= GIVEN INSTRUCTION =
From the listing below, output the lines between the one with "Write the Chart.js code for this chart." and the one with "Serif', 'Times New", including those two, and nothing else. Pictures are not copied.

[Dataset items]
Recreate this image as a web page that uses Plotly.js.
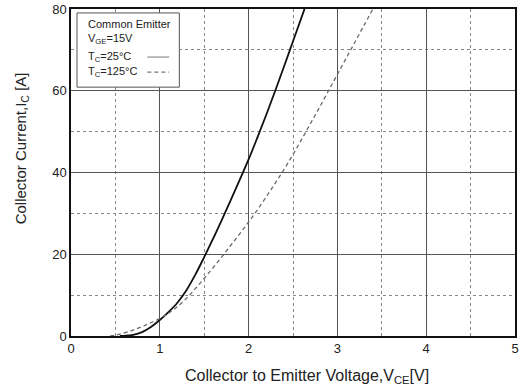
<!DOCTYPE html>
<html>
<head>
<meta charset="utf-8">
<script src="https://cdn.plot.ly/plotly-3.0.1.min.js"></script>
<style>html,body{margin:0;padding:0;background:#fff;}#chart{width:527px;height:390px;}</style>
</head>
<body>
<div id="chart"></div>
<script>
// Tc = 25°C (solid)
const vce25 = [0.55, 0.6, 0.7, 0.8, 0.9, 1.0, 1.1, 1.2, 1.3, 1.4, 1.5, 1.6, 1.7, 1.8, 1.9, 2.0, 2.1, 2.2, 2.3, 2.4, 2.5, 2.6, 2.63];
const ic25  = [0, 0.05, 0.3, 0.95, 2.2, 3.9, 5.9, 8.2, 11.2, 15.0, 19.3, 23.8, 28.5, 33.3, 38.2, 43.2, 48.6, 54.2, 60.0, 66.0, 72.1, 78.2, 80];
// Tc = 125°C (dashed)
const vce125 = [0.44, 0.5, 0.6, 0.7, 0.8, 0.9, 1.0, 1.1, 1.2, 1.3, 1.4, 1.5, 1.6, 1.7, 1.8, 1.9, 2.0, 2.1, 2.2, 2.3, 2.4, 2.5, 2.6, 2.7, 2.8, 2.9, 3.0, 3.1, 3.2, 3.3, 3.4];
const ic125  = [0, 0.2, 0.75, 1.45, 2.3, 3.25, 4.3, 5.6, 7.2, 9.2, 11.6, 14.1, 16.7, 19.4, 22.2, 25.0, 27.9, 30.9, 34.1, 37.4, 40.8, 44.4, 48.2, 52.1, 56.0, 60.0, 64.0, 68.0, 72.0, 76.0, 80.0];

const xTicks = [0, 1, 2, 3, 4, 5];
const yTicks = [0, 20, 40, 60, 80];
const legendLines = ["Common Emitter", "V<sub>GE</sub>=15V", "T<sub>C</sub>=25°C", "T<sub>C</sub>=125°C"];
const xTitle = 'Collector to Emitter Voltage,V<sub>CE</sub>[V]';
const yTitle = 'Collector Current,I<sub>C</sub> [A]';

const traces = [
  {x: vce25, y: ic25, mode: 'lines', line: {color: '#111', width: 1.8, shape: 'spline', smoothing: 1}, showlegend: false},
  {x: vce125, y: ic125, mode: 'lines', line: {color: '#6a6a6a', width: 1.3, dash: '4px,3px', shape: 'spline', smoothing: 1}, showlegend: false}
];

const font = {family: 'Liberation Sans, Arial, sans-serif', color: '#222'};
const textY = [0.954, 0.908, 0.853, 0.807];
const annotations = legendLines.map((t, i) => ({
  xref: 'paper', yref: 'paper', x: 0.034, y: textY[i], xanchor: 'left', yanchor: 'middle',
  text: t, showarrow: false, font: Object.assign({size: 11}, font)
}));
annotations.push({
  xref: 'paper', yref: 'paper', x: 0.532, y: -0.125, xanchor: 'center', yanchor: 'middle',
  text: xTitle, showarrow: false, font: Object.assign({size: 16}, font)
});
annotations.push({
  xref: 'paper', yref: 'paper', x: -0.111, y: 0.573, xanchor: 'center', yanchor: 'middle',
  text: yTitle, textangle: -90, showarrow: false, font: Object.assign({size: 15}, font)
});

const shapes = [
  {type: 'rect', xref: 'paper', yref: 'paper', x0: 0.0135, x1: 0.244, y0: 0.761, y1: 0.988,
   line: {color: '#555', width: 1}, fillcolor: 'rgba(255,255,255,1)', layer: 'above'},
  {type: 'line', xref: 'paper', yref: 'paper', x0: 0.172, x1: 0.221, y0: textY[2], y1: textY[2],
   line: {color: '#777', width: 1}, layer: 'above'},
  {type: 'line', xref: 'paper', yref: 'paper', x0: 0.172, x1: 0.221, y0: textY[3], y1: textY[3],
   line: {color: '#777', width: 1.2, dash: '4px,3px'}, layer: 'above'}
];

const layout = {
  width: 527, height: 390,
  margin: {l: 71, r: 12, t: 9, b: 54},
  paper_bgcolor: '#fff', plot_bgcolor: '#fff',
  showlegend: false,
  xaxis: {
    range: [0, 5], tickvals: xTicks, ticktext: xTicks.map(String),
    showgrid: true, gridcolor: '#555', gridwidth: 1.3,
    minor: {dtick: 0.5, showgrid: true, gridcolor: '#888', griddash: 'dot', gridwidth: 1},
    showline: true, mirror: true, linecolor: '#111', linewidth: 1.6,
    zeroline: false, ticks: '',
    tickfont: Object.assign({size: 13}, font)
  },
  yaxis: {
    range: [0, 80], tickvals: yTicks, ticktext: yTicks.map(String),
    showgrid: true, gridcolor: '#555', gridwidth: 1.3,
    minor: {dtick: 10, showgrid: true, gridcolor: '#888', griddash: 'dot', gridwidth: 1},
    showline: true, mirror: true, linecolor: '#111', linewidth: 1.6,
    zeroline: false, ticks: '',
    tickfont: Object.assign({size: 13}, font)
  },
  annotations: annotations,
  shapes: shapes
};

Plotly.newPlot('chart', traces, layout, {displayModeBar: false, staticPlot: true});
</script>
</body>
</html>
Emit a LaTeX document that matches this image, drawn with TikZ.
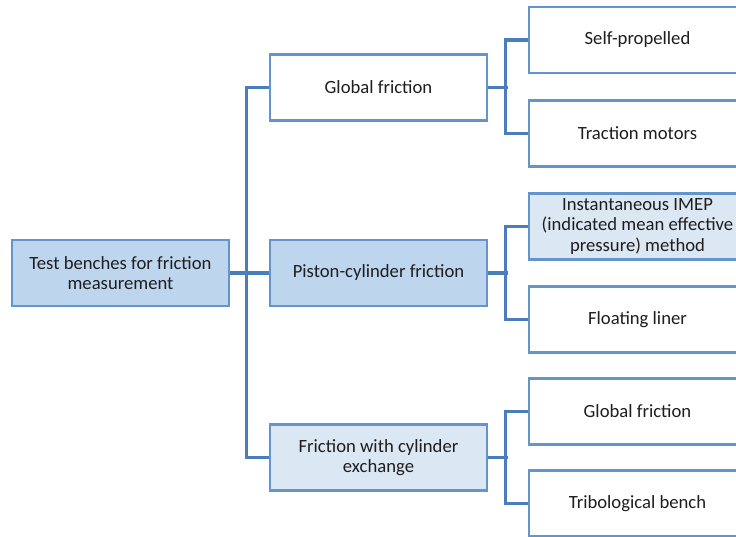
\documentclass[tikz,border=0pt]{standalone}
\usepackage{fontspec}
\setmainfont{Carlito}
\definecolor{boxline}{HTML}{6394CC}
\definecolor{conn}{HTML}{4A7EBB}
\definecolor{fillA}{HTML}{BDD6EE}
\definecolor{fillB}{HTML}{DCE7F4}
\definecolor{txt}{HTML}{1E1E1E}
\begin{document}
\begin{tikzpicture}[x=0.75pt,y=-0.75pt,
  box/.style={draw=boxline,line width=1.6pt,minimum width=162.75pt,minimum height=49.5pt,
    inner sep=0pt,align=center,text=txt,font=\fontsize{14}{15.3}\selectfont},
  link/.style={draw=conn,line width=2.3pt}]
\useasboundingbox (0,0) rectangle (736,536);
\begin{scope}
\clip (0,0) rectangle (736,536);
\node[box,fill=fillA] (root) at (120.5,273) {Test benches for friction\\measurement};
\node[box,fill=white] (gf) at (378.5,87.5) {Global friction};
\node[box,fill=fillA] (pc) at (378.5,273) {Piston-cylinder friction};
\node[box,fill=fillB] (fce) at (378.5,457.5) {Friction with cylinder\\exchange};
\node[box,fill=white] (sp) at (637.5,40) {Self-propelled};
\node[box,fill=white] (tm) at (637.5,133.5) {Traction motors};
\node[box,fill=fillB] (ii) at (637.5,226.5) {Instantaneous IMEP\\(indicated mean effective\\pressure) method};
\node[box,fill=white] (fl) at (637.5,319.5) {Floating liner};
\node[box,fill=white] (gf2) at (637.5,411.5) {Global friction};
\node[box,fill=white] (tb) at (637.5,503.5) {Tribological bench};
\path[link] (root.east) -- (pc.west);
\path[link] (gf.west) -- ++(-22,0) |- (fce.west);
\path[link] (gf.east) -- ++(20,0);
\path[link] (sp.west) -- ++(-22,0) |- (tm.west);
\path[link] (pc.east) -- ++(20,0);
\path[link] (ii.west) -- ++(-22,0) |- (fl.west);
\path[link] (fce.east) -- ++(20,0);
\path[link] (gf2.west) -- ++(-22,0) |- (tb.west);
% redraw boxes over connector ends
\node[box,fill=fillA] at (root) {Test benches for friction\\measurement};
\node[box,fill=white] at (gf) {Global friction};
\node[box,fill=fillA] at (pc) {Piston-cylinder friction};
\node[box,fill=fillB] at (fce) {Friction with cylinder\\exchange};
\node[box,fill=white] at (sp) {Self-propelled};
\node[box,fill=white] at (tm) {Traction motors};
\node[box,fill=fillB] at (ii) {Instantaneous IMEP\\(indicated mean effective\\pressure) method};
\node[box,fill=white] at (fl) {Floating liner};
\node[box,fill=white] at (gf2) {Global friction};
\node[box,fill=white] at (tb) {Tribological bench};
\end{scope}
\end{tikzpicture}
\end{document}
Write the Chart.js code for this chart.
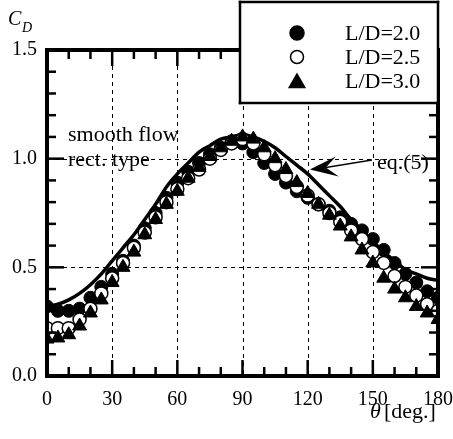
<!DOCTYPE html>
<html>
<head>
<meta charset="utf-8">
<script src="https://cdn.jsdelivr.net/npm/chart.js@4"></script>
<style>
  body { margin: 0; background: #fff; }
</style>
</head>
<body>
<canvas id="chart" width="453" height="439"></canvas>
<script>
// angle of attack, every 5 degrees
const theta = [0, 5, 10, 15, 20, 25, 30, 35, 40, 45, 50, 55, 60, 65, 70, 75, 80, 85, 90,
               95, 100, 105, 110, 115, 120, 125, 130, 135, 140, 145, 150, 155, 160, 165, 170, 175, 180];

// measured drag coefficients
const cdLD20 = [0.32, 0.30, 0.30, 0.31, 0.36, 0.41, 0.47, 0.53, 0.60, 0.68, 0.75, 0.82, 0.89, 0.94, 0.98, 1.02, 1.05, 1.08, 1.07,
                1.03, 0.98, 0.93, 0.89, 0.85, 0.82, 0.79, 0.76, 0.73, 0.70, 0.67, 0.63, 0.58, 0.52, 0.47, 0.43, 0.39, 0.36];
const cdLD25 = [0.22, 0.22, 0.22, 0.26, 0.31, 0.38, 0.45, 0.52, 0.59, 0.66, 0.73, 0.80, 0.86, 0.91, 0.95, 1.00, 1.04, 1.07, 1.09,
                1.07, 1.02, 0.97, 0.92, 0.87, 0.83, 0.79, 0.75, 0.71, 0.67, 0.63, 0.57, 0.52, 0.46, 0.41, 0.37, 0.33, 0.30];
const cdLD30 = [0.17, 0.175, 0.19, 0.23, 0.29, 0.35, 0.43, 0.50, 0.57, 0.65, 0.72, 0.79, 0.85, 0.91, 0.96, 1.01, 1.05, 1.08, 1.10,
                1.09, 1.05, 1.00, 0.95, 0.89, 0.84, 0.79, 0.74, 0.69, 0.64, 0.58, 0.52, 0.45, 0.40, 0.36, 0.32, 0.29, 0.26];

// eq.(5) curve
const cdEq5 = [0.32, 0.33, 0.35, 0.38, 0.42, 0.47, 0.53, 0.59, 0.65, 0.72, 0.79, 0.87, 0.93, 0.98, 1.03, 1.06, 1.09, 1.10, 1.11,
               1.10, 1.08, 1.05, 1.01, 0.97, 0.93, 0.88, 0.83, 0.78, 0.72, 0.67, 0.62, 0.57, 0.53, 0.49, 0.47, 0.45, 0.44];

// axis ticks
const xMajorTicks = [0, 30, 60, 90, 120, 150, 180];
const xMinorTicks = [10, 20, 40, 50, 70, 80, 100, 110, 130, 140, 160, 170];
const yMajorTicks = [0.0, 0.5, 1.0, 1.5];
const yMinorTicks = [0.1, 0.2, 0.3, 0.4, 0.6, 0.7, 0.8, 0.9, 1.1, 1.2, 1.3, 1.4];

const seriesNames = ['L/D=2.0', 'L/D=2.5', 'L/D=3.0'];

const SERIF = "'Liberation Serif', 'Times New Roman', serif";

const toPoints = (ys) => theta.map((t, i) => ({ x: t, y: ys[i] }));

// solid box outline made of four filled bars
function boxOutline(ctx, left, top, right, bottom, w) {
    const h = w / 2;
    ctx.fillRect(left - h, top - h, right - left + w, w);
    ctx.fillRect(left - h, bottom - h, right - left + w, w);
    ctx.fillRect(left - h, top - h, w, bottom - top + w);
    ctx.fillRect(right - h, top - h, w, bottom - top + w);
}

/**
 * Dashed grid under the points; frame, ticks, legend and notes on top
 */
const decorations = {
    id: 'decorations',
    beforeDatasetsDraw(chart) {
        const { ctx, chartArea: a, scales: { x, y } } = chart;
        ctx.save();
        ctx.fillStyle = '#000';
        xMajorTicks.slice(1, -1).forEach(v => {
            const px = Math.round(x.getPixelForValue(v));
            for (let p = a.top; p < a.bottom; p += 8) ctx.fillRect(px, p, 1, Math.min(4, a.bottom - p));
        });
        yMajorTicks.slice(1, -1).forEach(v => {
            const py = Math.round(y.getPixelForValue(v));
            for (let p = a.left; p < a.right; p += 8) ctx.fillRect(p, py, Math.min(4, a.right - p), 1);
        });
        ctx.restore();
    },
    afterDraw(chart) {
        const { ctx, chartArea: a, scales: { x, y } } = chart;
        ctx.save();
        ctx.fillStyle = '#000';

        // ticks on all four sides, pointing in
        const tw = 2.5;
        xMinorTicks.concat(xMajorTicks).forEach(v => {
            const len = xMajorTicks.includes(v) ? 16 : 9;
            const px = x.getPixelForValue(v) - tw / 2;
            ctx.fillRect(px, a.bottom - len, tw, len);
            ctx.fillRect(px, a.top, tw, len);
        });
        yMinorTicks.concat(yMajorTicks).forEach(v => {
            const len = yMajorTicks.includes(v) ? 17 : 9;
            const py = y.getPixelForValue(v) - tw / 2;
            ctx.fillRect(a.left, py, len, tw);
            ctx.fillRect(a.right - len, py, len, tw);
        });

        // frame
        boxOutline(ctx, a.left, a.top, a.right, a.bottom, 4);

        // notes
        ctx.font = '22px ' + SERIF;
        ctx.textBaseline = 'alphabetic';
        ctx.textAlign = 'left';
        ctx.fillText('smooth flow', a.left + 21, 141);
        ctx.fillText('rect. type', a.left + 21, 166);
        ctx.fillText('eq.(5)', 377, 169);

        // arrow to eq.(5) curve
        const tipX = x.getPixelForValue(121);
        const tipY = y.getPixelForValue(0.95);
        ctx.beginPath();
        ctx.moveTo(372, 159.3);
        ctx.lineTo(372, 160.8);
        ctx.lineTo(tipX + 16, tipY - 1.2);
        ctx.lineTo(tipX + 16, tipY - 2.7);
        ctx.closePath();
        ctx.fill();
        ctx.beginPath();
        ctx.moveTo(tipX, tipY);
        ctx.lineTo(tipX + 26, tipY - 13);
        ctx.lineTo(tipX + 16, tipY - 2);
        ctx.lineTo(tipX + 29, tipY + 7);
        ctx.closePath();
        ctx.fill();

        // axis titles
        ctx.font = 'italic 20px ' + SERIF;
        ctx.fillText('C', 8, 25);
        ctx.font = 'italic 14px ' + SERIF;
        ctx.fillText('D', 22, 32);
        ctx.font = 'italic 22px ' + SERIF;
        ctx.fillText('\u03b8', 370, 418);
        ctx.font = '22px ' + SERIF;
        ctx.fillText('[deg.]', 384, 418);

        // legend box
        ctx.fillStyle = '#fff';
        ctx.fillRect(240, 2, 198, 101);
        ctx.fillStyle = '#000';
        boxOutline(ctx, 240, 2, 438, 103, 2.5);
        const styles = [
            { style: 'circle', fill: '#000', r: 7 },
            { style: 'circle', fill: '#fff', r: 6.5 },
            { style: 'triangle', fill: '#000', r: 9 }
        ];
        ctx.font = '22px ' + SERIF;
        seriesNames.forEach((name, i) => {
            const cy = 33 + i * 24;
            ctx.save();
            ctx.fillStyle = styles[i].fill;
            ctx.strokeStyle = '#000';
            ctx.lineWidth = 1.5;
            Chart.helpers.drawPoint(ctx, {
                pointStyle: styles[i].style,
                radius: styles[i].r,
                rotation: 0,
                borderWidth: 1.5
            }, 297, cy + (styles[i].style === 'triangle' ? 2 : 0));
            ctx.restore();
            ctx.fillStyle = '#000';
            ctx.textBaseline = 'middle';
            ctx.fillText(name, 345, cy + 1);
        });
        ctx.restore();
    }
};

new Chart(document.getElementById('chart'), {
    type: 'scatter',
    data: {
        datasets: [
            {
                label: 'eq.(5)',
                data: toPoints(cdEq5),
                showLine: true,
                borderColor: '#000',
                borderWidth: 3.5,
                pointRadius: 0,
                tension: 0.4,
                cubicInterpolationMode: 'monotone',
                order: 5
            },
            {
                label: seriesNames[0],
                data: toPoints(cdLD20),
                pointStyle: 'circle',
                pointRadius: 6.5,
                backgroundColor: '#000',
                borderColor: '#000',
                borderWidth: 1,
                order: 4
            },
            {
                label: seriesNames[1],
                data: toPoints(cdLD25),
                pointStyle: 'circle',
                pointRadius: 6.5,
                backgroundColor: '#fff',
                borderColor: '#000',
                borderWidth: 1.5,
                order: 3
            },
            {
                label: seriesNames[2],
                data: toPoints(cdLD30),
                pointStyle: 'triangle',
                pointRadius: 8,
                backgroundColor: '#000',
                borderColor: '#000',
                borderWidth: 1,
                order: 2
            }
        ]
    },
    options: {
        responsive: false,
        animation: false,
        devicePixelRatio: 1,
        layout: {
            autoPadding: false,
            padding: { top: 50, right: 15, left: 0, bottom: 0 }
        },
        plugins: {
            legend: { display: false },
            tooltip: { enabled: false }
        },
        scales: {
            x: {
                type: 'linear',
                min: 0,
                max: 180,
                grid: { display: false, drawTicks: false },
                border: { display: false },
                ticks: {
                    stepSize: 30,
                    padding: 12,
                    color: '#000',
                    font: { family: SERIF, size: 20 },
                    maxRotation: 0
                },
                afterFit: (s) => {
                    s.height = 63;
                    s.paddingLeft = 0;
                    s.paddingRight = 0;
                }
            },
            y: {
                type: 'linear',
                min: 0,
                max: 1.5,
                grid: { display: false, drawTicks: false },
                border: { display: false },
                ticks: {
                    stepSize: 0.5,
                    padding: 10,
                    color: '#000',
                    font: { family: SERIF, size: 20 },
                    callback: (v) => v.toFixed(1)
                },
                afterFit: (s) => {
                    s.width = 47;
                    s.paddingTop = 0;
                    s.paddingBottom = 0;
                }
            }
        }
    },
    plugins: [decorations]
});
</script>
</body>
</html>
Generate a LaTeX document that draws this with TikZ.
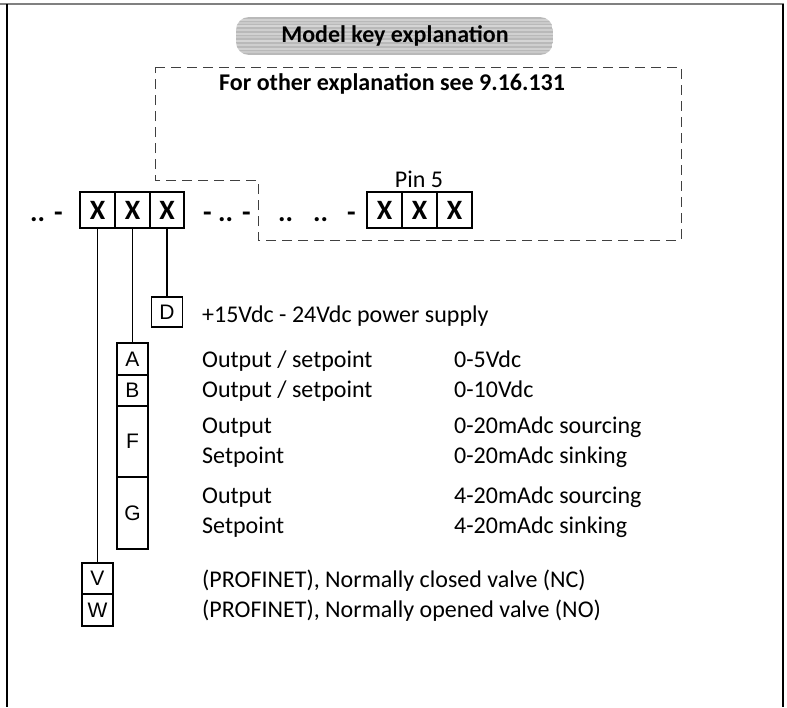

= EXERCISE OUTPUT =
Write the Chart.js code for this chart.
<!DOCTYPE html>
<html>
<head>
<meta charset="utf-8">
<script src="https://cdn.jsdelivr.net/npm/chart.js@4"></script>
<style>
  body { margin: 0; background: #fff; }
</style>
</head>
<body>
<canvas id="chart" width="453" height="439"></canvas>
<script>
// angle of attack, every 5 degrees
const theta = [0, 5, 10, 15, 20, 25, 30, 35, 40, 45, 50, 55, 60, 65, 70, 75, 80, 85, 90,
               95, 100, 105, 110, 115, 120, 125, 130, 135, 140, 145, 150, 155, 160, 165, 170, 175, 180];

// measured drag coefficients
const cdLD20 = [0.32, 0.30, 0.30, 0.31, 0.36, 0.41, 0.47, 0.53, 0.60, 0.68, 0.75, 0.82, 0.89, 0.94, 0.98, 1.02, 1.05, 1.08, 1.07,
                1.03, 0.98, 0.93, 0.89, 0.85, 0.82, 0.79, 0.76, 0.73, 0.70, 0.67, 0.63, 0.58, 0.52, 0.47, 0.43, 0.39, 0.36];
const cdLD25 = [0.22, 0.22, 0.22, 0.26, 0.31, 0.38, 0.45, 0.52, 0.59, 0.66, 0.73, 0.80, 0.86, 0.91, 0.95, 1.00, 1.04, 1.07, 1.09,
                1.07, 1.02, 0.97, 0.92, 0.87, 0.83, 0.79, 0.75, 0.71, 0.67, 0.63, 0.57, 0.52, 0.46, 0.41, 0.37, 0.33, 0.30];
const cdLD30 = [0.17, 0.175, 0.19, 0.23, 0.29, 0.35, 0.43, 0.50, 0.57, 0.65, 0.72, 0.79, 0.85, 0.91, 0.96, 1.01, 1.05, 1.08, 1.10,
                1.09, 1.05, 1.00, 0.95, 0.89, 0.84, 0.79, 0.74, 0.69, 0.64, 0.58, 0.52, 0.45, 0.40, 0.36, 0.32, 0.29, 0.26];

// eq.(5) curve
const cdEq5 = [0.32, 0.33, 0.35, 0.38, 0.42, 0.47, 0.53, 0.59, 0.65, 0.72, 0.79, 0.87, 0.93, 0.98, 1.03, 1.06, 1.09, 1.10, 1.11,
               1.10, 1.08, 1.05, 1.01, 0.97, 0.93, 0.88, 0.83, 0.78, 0.72, 0.67, 0.62, 0.57, 0.53, 0.49, 0.47, 0.45, 0.44];

// axis ticks
const xMajorTicks = [0, 30, 60, 90, 120, 150, 180];
const xMinorTicks = [10, 20, 40, 50, 70, 80, 100, 110, 130, 140, 160, 170];
const yMajorTicks = [0.0, 0.5, 1.0, 1.5];
const yMinorTicks = [0.1, 0.2, 0.3, 0.4, 0.6, 0.7, 0.8, 0.9, 1.1, 1.2, 1.3, 1.4];

const seriesNames = ['L/D=2.0', 'L/D=2.5', 'L/D=3.0'];

const SERIF = "'Liberation Serif', 'Times New Roman', serif";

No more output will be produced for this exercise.